Ultimately, I feel like the story of purple milkweed is reflective of a broad trend: the disappearance of specialist plant species in favor of generalists (that thrive in human-influenced conditions). Some of these specialist plants thrive in certain geologies, others with specialized disturbances like fire; some have a strong association with dwindling pollinators or dispersers, others we have no idea. Specialist plants can be long-lived, they can be very hardy, but the niches that they best fill are degraded or diminishing in our altered landscapes and the species begins to ebb into rarity, often experiencing genetic isolation and even inbreeding depression along the way. Proponents of a simplistic "survival of the fittest" may suggest that these species are not fit, but the question is, fit for what? To grow on herbicided highway margins? To be a lawn weed?
Like other species that rely on native habitats with a mix of shade and sun, purple milkweed may thrive best in a kind of open woodland that seldom exists in our area now, a habitat of treeless gaps, widely spaced canopies, and ample edges. This may seem paradoxical given all the storm damage and land clearing afoot, but perhaps our current edges are qualitatively different than the open woods created by Native American burning, now-extinct megafauna, or other vanished disturbances. It's a question I've asked in other articles on "glade", "woodland", or "savannah" species, and one that remains unsatisfactorily answered. Certainly, our current edge habitats are extremely susceptible to non-native species colonization often to the exclusion of a diverse native plant community.
One thing I notice about purple milkweed is how unreliable its seed production is. Often, the pods have been infested by the larvae of milkweed weevils and the seed is a nonviable mush. We have a few dozen planted on our farm, and while many flowered gloriously this past year, we got absolutely zero seed.
In the nursery, it is challenging to grow seedlings into healthy adults. They often grow weakly the first year, especially above-ground, as each plant works on its boney white taproot. They resent transplanting and also sitting in soupy potting soil, but don't relish drought either. Non-native slugs like to eat what little vegetable matter the seedlings offer, and what the slugs don't get, the oleander aphids will suck at later in the season. These bright yellow-orange aphids are non-native and represent yet another threat to milkweed success. To top it off, purple milkweed (and other milkweeds as well) resent overwintering in plastic nursery containers rather than in the good earth where they are shielded from extreme weather fluctuations. So the raggle-taggle seedlings the nurseryman or woman has shepherded successfully to the fall will like as not be dead by spring.

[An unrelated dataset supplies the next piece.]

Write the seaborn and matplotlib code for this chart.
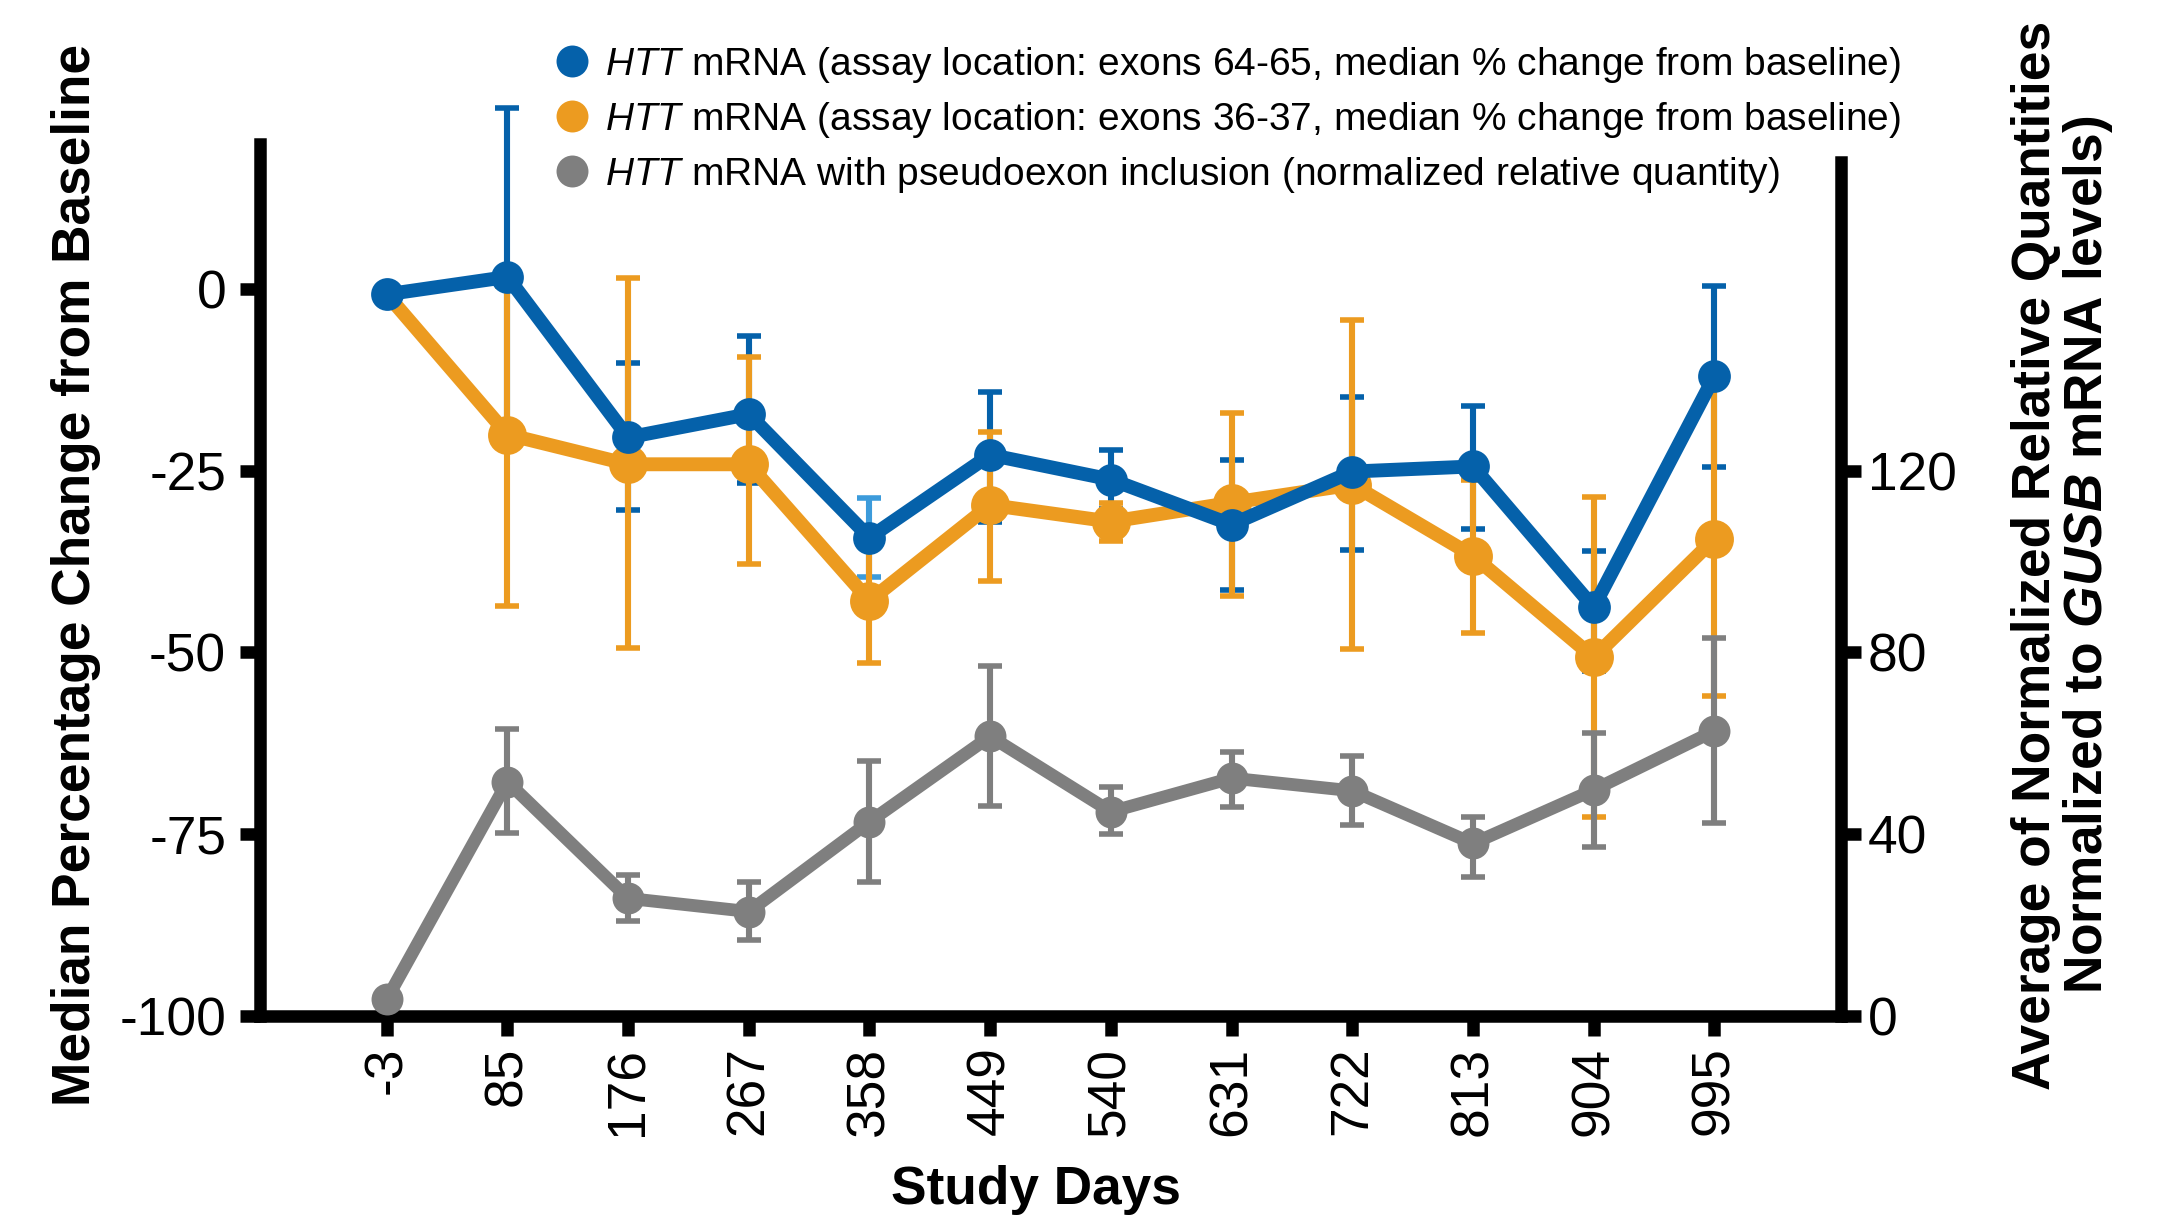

We grow and sell purple milkweed at Wild Ridge Plants. How could we not? It's a fragrant beauty and we have a sentimental attachment to it. If it wasn't so finicky we could grow thousands and maybe retire early (or ever). But if it wasn't so difficult, everyone would grow it and then we probably wouldn't be retiring after all. Meanwhile, we continue to innovate ways to grow purple milkweed that is more to the plants liking. As hard as they are to grow and transplant, once established they grow strong and robust - having invested several years in a high quality root system, they appear ready to persist through any conditions for decades to come. That's how it is with some of the most reticent herbs - slow to get started but rare beauties once they're fully developed.